>>>

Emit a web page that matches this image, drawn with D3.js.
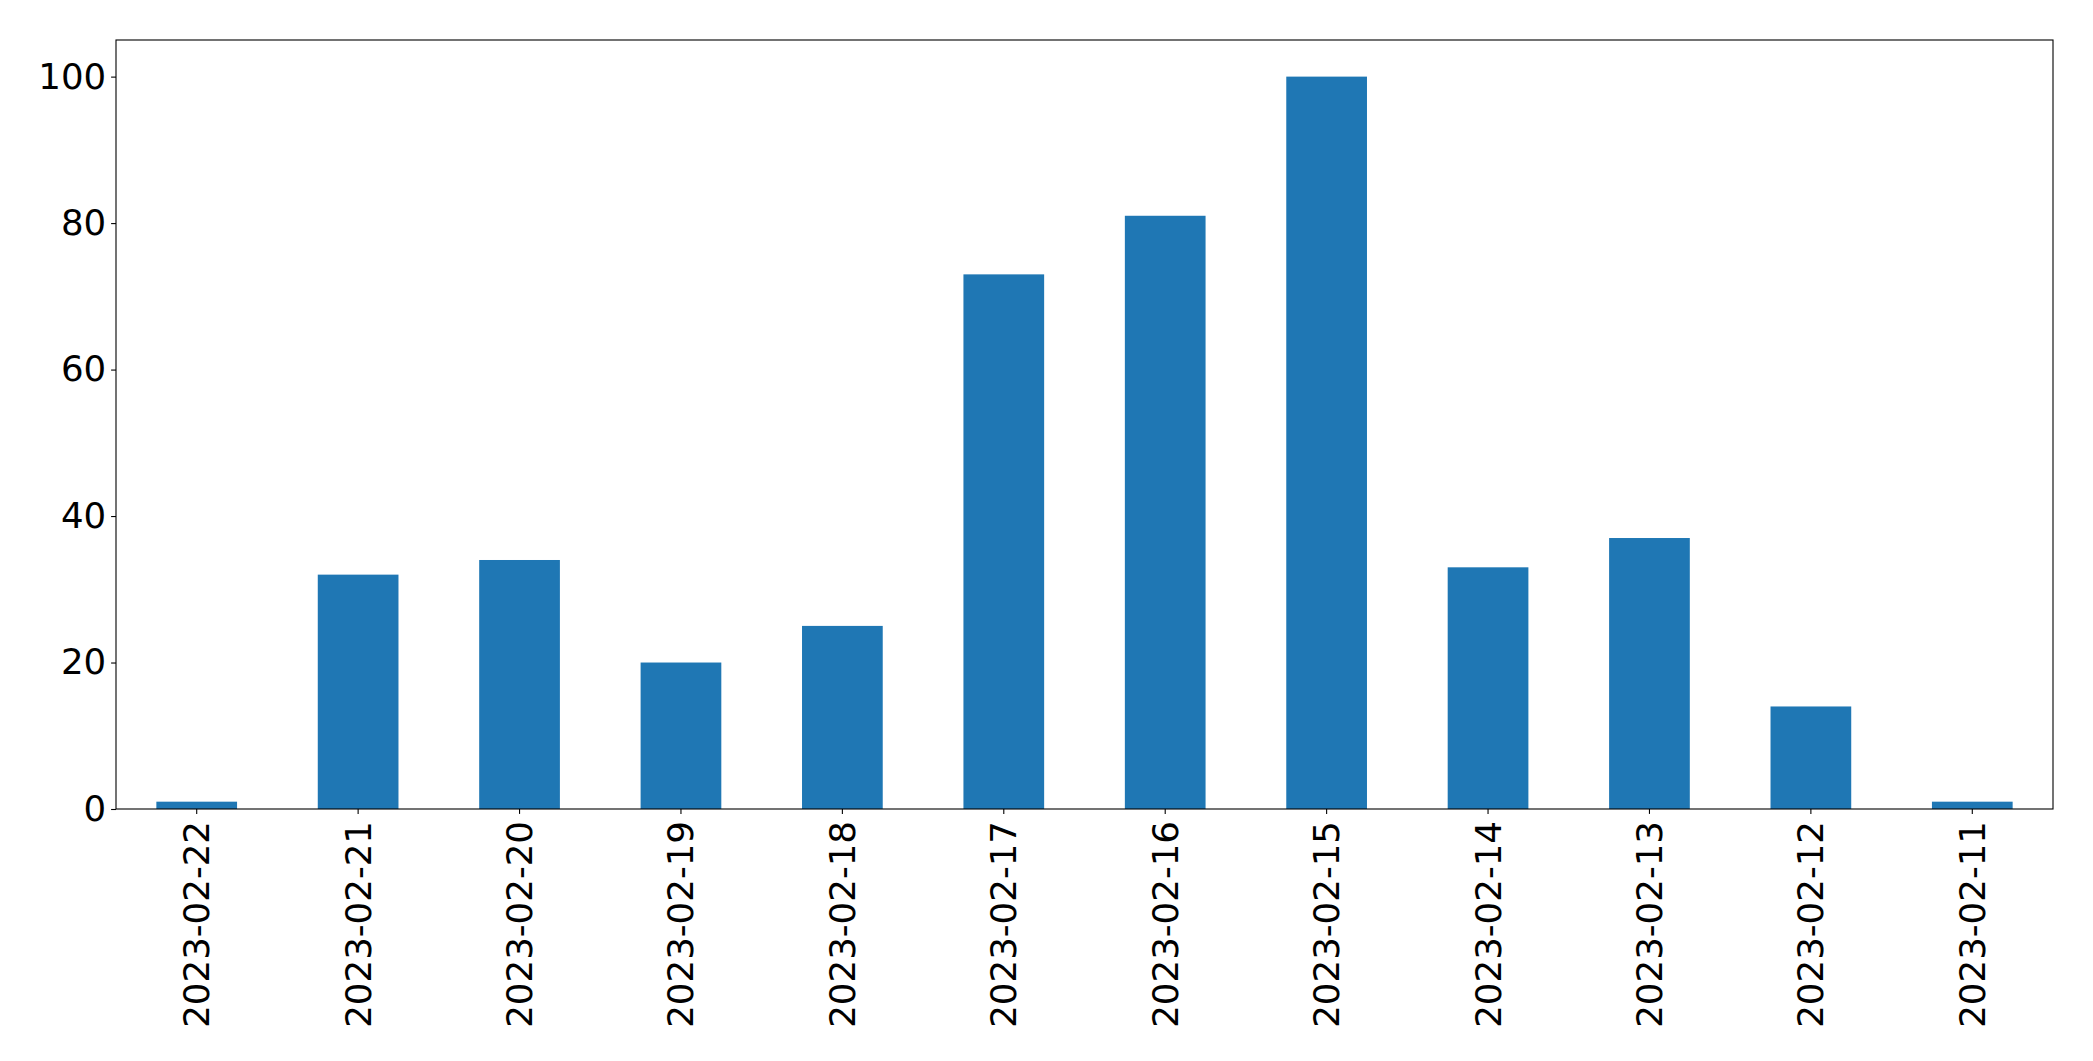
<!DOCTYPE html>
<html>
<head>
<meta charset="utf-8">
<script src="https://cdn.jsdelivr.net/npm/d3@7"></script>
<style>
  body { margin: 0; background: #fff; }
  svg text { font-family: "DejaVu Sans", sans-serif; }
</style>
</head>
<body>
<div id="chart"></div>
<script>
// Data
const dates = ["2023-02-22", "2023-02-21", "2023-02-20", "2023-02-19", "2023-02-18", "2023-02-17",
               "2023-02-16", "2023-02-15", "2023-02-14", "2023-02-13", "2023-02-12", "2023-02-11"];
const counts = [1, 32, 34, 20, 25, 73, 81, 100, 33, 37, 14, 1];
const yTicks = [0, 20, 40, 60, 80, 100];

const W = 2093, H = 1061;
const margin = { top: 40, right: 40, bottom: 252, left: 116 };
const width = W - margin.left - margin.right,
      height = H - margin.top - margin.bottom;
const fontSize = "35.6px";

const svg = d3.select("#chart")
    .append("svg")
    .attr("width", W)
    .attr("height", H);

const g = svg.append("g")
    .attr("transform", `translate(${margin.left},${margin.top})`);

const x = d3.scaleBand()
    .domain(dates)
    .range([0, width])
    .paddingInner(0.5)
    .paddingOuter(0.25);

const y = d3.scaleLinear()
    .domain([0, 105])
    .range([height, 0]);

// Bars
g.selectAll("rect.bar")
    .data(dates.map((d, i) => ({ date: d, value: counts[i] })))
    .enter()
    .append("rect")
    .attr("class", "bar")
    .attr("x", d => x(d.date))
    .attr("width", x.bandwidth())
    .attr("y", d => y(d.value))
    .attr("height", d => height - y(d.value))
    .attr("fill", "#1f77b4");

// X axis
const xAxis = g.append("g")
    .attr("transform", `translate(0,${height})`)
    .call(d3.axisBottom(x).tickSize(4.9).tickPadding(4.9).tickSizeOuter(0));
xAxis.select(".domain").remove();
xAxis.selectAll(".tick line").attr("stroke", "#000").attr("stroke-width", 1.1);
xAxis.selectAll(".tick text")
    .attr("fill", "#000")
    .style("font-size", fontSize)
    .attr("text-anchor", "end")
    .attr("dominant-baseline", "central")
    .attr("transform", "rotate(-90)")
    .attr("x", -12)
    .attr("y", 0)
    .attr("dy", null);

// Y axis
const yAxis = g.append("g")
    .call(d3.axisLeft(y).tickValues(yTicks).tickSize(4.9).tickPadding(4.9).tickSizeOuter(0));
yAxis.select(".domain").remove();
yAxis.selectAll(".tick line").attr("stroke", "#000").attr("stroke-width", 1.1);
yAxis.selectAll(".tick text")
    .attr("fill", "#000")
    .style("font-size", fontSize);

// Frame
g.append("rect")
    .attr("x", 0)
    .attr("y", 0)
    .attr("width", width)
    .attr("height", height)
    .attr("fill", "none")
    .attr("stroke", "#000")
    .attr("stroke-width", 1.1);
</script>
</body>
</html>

<<<

= PROBLEM TO WORK ON =
Please write out all the data again word for word, but not the pictures.

= SOLUTION TO THE PROBLEM =
Emit a web page that matches this image, drawn with D3.js.
<!DOCTYPE html>
<html>
<head>
<meta charset="utf-8">
<script src="https://cdn.jsdelivr.net/npm/d3@7"></script>
<style>
  body { margin: 0; background: #fff; }
  svg text { font-family: "DejaVu Sans", sans-serif; }
</style>
</head>
<body>
<div id="chart"></div>
<script>
// Data
const dates = ["2023-02-22", "2023-02-21", "2023-02-20", "2023-02-19", "2023-02-18", "2023-02-17",
               "2023-02-16", "2023-02-15", "2023-02-14", "2023-02-13", "2023-02-12", "2023-02-11"];
const counts = [1, 32, 34, 20, 25, 73, 81, 100, 33, 37, 14, 1];
const yTicks = [0, 20, 40, 60, 80, 100];

const W = 2093, H = 1061;
const margin = { top: 40, right: 40, bottom: 252, left: 116 };
const width = W - margin.left - margin.right,
      height = H - margin.top - margin.bottom;
const fontSize = "35.6px";

const svg = d3.select("#chart")
    .append("svg")
    .attr("width", W)
    .attr("height", H);

const g = svg.append("g")
    .attr("transform", `translate(${margin.left},${margin.top})`);

const x = d3.scaleBand()
    .domain(dates)
    .range([0, width])
    .paddingInner(0.5)
    .paddingOuter(0.25);

const y = d3.scaleLinear()
    .domain([0, 105])
    .range([height, 0]);

// Bars
g.selectAll("rect.bar")
    .data(dates.map((d, i) => ({ date: d, value: counts[i] })))
    .enter()
    .append("rect")
    .attr("class", "bar")
    .attr("x", d => x(d.date))
    .attr("width", x.bandwidth())
    .attr("y", d => y(d.value))
    .attr("height", d => height - y(d.value))
    .attr("fill", "#1f77b4");

// X axis
const xAxis = g.append("g")
    .attr("transform", `translate(0,${height})`)
    .call(d3.axisBottom(x).tickSize(4.9).tickPadding(4.9).tickSizeOuter(0));
xAxis.select(".domain").remove();
xAxis.selectAll(".tick line").attr("stroke", "#000").attr("stroke-width", 1.1);
xAxis.selectAll(".tick text")
    .attr("fill", "#000")
    .style("font-size", fontSize)
    .attr("text-anchor", "end")
    .attr("dominant-baseline", "central")
    .attr("transform", "rotate(-90)")
    .attr("x", -12)
    .attr("y", 0)
    .attr("dy", null);

// Y axis
const yAxis = g.append("g")
    .call(d3.axisLeft(y).tickValues(yTicks).tickSize(4.9).tickPadding(4.9).tickSizeOuter(0));
yAxis.select(".domain").remove();
yAxis.selectAll(".tick line").attr("stroke", "#000").attr("stroke-width", 1.1);
yAxis.selectAll(".tick text")
    .attr("fill", "#000")
    .style("font-size", fontSize);

// Frame
g.append("rect")
    .attr("x", 0)
    .attr("y", 0)
    .attr("width", width)
    .attr("height", height)
    .attr("fill", "none")
    .attr("stroke", "#000")
    .attr("stroke-width", 1.1);
</script>
</body>
</html>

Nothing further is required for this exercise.